Having in the course of his Oprichnina21 terrorized and laid waste his country, the haughty tsar suddenly began to construct an impreg­nable fortress in the impassable forests of the Vologda region in the hope of hiding in it from his own people, and opened negotiations with the "common maiden" Elizabeth I for the right of political asy­lum in England.[11] Muscovy lost not only the 101 Livonian cities—ev­erything which it had conquered over a quarter of a century—but five key Russian cities as well. All this had to be surrendered to the Poles. The Baltic shore which had previously belonged to Russia— that same "window on Europe" which Peter I was to reconquer at the price of yet another Livonian slaughter a century and a half later— went to the Swedes. The seventeenth-century French historian de Thou, generally favorably disposed toward Ivan the Terrible, was obliged to end his panegyric of the tsar on an unexpectedly mournful note:

Thus ended the Muscovite War, in which Tsar Ivan poorly supported the reputation of his ancestors and his own reputation. The whole country from Chernigov on the Dnieper to Staritsa on the Dvina, and the regions of Novgorod and Lake Ladoga, was utterly ruined. The tsar lost more than 300,000 men, and some 40,000 were carried off as pris­oners. These losses turned the regions of Velikie Luki, Zavoloch'e, Novgorod, and Pskov into deserts, because all the youth of these re­gions were killed and the old people left no descendants behind them.[12]
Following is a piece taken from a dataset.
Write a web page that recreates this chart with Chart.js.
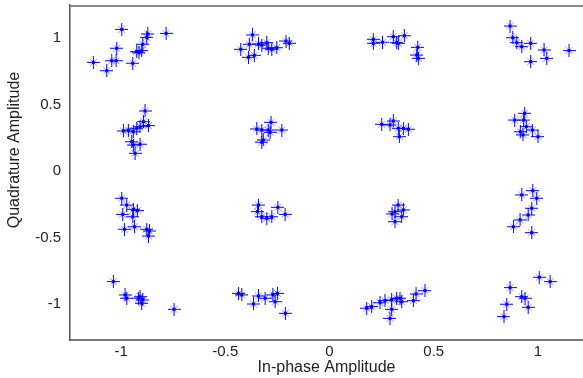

But de Thou was mistaken. He did not know that by the calculations of that time up to 800,000 people perished or were taken away as prisoners by the Tatars after their campaign against Moscow in 1571 alone. Inasmuch as the entire population of Muscovy at the time was about ten million, it turns out that the life of every tenth person, ter­ritorial losses which cut it off from access to the sea, and unprece­dented national humiliation were the price paid by Russia for its fatal choice.

Its defeat in the Livonian War was no mere military setback. This was the political collapse of Muscovy. As a market for raw materials, and as a convenient path of communication with Persia, it did not, of course, cease to exist after the war. But it did effectively cease to exist as one of the centers of world trade and European politics, and was transformed into a third-rate power—something like an eastern Hanover. Here, it seems, is the point at which Russia was transformed into a "weak, poor, almost unknown" nation, as Solov'ev put it, and fell into the void of political nonexistence referred to by Golovkin.